Es la ciudad sumergida,

que algunos llaman del mal.

Seductora pero falsa,

como la estrella en el charco

está hecha de barro y luz (Iribarren, 2016: 109).

 

    “Palabras para un mendigo desconocido” es un texto que recuerda a todos aquellos que han quedado fuera de nuestro sistema, que es una cárcel que nos hace crear una vida en la que las cosas son el señor al que debemos servir como vasallo, pagamos deudas y tenemos que mantener todo lo que poseemos. Hay quien queda fuera, no tiene lo necesario para vivir, desde nuestra cárcel de bienestar aparente quedan expulsados a la miseria muchos sintecho.
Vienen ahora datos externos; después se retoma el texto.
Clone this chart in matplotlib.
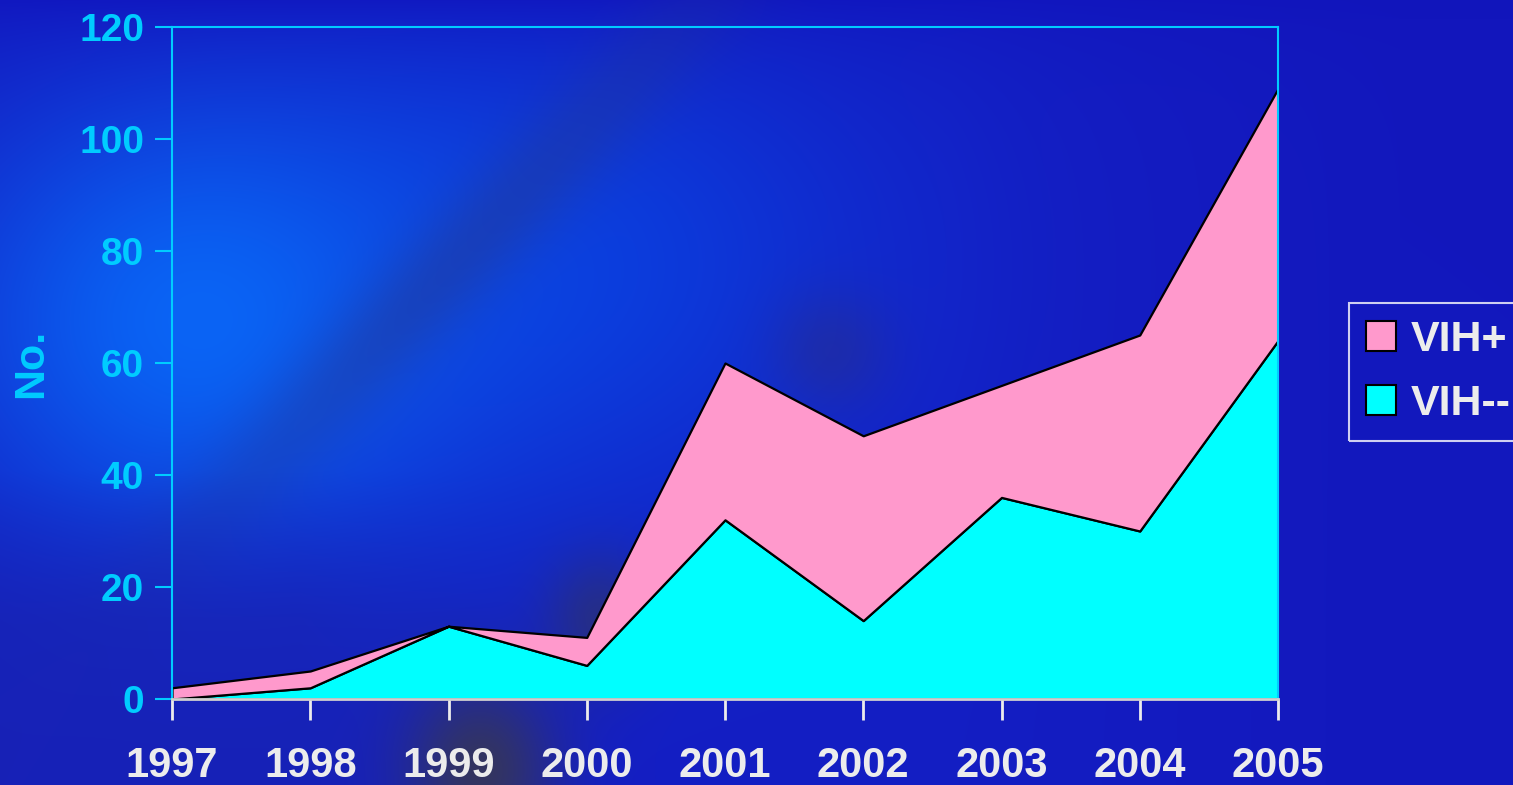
import numpy as np
import matplotlib
matplotlib.use("Agg")
import matplotlib.pyplot as plt
from matplotlib.patches import Patch

years = [1997, 1998, 1999, 2000, 2001, 2002, 2003, 2004, 2005]
vih_neg = [0, 2, 13, 6, 32, 14, 36, 30, 64]
vih_pos = [2, 3, 0, 5, 28, 33, 20, 35, 45]
labels = ["VIH+", "VIH--"]

PINK = "#ff99cc"
CYAN = "#00ffff"
AXIS_CYAN = "#00ccff"
LIGHT = "#ececec"

plt.rcParams["font.family"] = ["Liberation Sans", "DejaVu Sans"]
plt.rcParams["font.weight"] = "bold"

W, H = 1513, 785


def make_background():
    yy, xx = np.mgrid[0:H, 0:W].astype(float)
    img = np.zeros((H, W, 3))
    img[:] = np.array([20, 30, 195]) / 255.0

    def blend(img, weight, color):
        c = np.array(color) / 255.0
        w = np.clip(weight, 0, 1)[..., None]
        return img * (1 - w) + c * w

    # broad mid blue over the upper-middle
    g = np.exp(-(((xx - 550) / 330) ** 2 + ((yy - 260) / 260) ** 2))
    img = blend(img, g * 0.85, (10, 65, 225))
    # bright glow on the left
    g = np.exp(-(((xx - 200) / 260) ** 2 + ((yy - 320) / 230) ** 2))
    img = blend(img, g * 1.0, (10, 100, 245))
    # darker top strip
    img = blend(img, np.exp(-yy / 45) * 0.75, (16, 20, 190))
    # diagonal greyish band
    x1, y1, x2, y2 = 250, 480, 680, 20
    d = np.abs((y2 - y1) * xx - (x2 - x1) * yy + x2 * y1 - y2 * x1) / np.hypot(y2 - y1, x2 - x1)
    along = np.exp(-(((yy - 260) / 280) ** 2))
    img = blend(img, np.exp(-(d / 50) ** 2) * 0.5 * along, (35, 55, 150))
    # lower-left navy
    img = blend(img, np.clip((yy - 470) / 150, 0, 1) * np.clip((600 - xx) / 300, 0, 1) * 0.6,
                (25, 35, 175))
    # dark blobs
    img = blend(img, np.exp(-(((xx - 480) / 75) ** 2 + ((yy - 770) / 90) ** 2)) * 0.9, (55, 55, 85))
    img = blend(img, np.exp(-(((xx - 600) / 55) ** 2 + ((yy - 620) / 65) ** 2)) * 0.7, (45, 50, 110))
    img = blend(img, np.exp(-(((xx - 830) / 60) ** 2 + ((yy - 350) / 60) ** 2)) * 0.5, (40, 45, 140))
    # right side darker
    img = blend(img, np.clip((xx - 950) / 450, 0, 1) * 0.6, (18, 20, 185))
    return img


fig = plt.figure(figsize=(W / 100, H / 100), dpi=100)
bg = fig.add_axes([0, 0, 1, 1], zorder=-1)
bg.imshow(make_background(), aspect="auto", extent=[0, 1, 0, 1])
bg.axis("off")

ax = fig.add_axes([172 / W, 1 - 699 / H, (1278 - 172) / W, (699 - 27) / H])
ax.set_facecolor("none")

ax.stackplot(years, vih_neg, vih_pos, colors=[CYAN, PINK],
             edgecolor="black", linewidth=1.6, zorder=2)

ax.set_xlim(1997, 2005)
ax.set_ylim(0, 120)
ax.set_yticks(range(0, 121, 20))
ax.set_xticks(years)

for side in ["left", "top", "right"]:
    ax.spines[side].set_color(AXIS_CYAN)
    ax.spines[side].set_linewidth(1.5)
ax.spines["bottom"].set_color("#d0d0d0")
ax.spines["bottom"].set_linewidth(2)
ax.spines["bottom"].set_zorder(3)

ax.tick_params(axis="y", colors=AXIS_CYAN, labelsize=28, length=12, width=1.5, pad=8)
ax.tick_params(axis="x", colors=LIGHT, labelsize=30, length=15, width=2, pad=19)
for t in ax.get_yticklabels() + ax.get_xticklabels():
    t.set_fontweight("bold")

ax.set_ylabel("No.", color=AXIS_CYAN, fontsize=31, fontweight="bold", labelpad=20)

handles = [Patch(facecolor=PINK, edgecolor="black", linewidth=1.5),
           Patch(facecolor=CYAN, edgecolor="black", linewidth=1.5)]
leg = fig.legend(handles, labels, loc="upper left", bbox_to_anchor=(1349 / W, 1 - 303 / H),
                 frameon=True, fancybox=False, fontsize=31, handlelength=0.68, handleheight=0.68,
                 handletextpad=0.35, borderpad=0.4, labelspacing=0.55, borderaxespad=0)
leg.get_frame().set_facecolor("none")
leg.get_frame().set_edgecolor("white")
leg.get_frame().set_linewidth(1.5)
for t in leg.get_texts():
    t.set_color(LIGHT)
    t.set_fontweight("bold")

fig.savefig("out.png", dpi=100)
El poeta nos recuerda que ningún ser humano debería ser olvidado:

 

He pasado esta mañana

por el subterráneo,

a la hora de siempre,

pero no estabas.

En tu lugar, donde vivías

y bebías desde hace algunos meses,

sobre un pequeño pedazo

de cartón, junto a la triste vela

exánime, podían leerse

estas palabras: “la muerte

de cada ser humano

debería importarle a alguien” (Iribarren, 2016: 81).

 

   Un romántico disfrazado de cínico esa es una buena definición para el yo lírico, que conoció la luz de los sueños, la fuerza de creer en las cosas, pero que la realidad le despertó a golpes, con dolor, por eso de los sueños se nos advierte:

 

Lo fueron todo

y ya lo ves

ahora.

 

abatidos

          por los días iguales,

 como pasquines

en los charcos.

 

Vivir

se reduce

a esquivarlos (Iribarren, 2016: 96).

 

     “Los olvidados” es un poema dedicado a quienes han seguido más allá del dolor interior, los golpes y las negaciones de la vida. A pesar de todo han continuado en su lucha, sin entender el porqué del viaje, pero resistiendo, intentando saber la respuesta de la vida que tal vez sea solo una pregunta que no la encuentre. Es un retrato lírico de aquellos que no se quitaron del medio, llegaron hasta el final:

No los que deciden irse,

en un fogonazo

de locura,

ceguera

o rabia,

                          sino

los que se quedan

         aquí

                      (a oscuras

en la oscuridad interrogando

a su conciencia)

como a un jeroglífico

sin solución (Iribarren, 2016: 113).

 

    El poeta, el artista, es aquel que conecta con su yo-niño, su parte infantil que es libre de los prejuicios de lo posible, del peso de lo real que impide crear otros mundos, jugar con lo imposible. La personificación en la que el viento es amigo del yo-niño que es sujeto lírico del texto es de gran belleza, el viento levanta faldas, peina, se esconde, y se marcha con la tormenta de la realidad adulta:

 

Con la misma inocencia

que cuando era niño

y me ponía de cara

para que me despeinase,

he vuelto a divertirme

esta mañana con el viento.

Yo iba tranquilamente atravesando

.la ciudad, y él venía a mi lado,

como un perro sin dueño:

lo mismo se arrancaba a jugar

con unas faldas (y menudos juegos)

que pasaba de golpe

las hojas de un periódico

que volaba gorras o peinaba setos

o barría aceras, o se perdía un rato

entre las copas de los árboles

y al doblar la esquina

ahí estaba otra vez…

Sí, lo hemos pasado bien,

el viento y yo, esta mañana[..]

Ahora que veo desatarse la tormenta,

me lo imagino lejos, en dirección al sur (Iribarren, 2016: 140).           

 

            La vida con sus manchas de derrota, angustia, ausencia, es mirada por el poeta con la fuerza de quien resiste en el camino porque sabe que encontrará en su viaje luz, pasión, amor, pero también violencia, soledad y oscuridad. La poesía debe ser el canto de la vida desde todos sus ángulos. También desde los otros, los del dolor…

 

BIBLIOGRAFÍA:

Iribarren, Karmelo. C. (2016): Pequeños incidentes, Madrid, Visor.